** Task goal **
Beginning with the first line of the data below, extract each line up to and including the one containing "import plotly.graph_objects as go". Copy them exactly and add nothing.

** Entries supplied **
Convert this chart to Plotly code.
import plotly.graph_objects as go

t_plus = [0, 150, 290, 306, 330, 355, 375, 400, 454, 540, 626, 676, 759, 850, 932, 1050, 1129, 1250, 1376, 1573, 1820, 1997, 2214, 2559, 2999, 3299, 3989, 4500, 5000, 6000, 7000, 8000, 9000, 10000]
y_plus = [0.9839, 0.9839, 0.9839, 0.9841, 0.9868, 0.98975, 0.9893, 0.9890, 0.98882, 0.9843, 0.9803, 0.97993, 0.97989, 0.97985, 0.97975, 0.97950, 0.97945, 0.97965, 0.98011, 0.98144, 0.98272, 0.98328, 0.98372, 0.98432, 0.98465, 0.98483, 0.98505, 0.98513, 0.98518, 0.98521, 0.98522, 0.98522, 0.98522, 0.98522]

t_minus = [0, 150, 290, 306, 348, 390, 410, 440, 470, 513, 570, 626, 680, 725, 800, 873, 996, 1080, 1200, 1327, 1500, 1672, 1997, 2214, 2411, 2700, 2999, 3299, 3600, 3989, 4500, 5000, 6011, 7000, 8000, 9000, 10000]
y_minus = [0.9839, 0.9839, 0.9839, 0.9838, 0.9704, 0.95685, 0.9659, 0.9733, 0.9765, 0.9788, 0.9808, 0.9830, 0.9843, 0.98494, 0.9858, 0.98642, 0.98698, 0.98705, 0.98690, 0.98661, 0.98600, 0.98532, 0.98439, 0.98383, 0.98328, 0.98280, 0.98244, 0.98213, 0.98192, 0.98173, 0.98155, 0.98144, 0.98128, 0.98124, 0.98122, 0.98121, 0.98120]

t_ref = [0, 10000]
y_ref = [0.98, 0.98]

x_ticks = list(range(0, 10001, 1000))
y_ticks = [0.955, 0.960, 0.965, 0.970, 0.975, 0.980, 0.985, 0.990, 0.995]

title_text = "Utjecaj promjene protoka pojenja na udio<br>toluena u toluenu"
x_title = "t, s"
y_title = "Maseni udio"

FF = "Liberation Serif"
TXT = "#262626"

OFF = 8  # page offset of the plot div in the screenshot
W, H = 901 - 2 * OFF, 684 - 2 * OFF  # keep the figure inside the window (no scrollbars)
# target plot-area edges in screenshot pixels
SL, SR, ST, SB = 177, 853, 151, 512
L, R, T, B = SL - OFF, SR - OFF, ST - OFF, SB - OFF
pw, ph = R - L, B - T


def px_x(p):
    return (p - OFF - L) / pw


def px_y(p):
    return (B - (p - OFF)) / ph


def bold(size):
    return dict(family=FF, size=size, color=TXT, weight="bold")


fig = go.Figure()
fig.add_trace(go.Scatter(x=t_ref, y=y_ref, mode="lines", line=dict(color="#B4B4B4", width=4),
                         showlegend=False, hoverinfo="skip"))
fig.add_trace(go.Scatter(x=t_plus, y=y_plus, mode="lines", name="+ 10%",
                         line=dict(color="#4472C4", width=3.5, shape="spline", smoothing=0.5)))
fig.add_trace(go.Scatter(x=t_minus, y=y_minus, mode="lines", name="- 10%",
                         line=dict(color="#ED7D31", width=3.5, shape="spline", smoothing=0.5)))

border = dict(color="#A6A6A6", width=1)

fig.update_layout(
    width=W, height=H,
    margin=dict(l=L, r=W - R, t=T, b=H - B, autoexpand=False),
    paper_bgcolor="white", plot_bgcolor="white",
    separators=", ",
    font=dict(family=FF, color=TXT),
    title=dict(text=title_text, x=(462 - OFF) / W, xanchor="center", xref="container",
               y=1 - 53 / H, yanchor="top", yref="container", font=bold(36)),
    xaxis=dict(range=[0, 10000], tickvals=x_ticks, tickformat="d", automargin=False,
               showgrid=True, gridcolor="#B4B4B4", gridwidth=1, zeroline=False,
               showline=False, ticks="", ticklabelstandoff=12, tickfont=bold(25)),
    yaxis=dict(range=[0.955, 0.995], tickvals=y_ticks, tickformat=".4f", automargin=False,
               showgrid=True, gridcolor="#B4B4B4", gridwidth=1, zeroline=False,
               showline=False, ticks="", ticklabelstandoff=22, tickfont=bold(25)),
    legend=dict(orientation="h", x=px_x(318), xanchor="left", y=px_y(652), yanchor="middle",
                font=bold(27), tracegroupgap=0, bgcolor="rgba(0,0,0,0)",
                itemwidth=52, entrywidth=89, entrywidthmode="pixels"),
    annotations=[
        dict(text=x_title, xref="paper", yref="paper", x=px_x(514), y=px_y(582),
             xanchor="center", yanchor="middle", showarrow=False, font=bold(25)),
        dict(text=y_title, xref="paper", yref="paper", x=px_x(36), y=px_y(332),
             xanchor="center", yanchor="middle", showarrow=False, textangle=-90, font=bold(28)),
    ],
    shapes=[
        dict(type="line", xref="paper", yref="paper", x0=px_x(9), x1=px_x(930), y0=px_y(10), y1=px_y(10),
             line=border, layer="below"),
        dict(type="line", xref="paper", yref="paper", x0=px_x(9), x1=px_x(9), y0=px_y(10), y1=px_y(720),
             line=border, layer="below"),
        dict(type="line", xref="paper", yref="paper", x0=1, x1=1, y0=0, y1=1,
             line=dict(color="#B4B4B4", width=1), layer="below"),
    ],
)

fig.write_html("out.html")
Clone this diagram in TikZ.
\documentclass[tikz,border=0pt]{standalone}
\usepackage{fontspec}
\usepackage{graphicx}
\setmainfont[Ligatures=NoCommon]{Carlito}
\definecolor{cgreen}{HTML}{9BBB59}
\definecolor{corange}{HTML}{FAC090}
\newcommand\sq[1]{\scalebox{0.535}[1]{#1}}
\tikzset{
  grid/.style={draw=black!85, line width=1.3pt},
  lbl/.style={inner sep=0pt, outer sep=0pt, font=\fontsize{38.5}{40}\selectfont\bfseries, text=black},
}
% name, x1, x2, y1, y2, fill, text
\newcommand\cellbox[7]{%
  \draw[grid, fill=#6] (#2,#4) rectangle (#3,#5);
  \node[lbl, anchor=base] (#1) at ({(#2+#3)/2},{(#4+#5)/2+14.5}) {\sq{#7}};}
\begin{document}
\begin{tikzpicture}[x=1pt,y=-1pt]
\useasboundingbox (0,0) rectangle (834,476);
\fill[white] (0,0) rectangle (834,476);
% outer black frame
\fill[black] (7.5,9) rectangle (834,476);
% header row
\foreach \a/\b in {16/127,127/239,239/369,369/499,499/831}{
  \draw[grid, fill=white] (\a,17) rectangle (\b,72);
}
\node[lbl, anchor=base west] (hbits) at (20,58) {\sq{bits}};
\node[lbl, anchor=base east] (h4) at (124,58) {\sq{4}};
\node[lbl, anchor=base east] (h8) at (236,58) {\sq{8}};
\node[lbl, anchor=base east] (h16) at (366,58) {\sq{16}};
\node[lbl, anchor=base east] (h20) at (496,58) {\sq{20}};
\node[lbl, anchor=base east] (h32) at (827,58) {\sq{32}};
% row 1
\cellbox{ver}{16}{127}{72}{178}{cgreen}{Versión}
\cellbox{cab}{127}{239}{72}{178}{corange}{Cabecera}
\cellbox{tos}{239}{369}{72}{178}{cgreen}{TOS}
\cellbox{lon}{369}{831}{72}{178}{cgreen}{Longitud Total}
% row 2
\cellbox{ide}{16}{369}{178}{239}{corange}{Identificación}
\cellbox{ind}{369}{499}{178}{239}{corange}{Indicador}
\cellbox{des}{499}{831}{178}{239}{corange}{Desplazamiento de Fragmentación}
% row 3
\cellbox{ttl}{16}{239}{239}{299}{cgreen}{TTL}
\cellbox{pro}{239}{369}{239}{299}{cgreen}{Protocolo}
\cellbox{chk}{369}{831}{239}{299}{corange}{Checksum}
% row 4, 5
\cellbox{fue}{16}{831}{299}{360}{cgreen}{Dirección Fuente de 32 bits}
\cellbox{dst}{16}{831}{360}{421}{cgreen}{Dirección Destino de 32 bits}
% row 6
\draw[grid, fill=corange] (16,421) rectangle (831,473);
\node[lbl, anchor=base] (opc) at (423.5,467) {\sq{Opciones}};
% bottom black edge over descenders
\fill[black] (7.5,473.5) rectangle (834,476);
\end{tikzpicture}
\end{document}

** Finished answer **
Convert this chart to Plotly code.
import plotly.graph_objects as go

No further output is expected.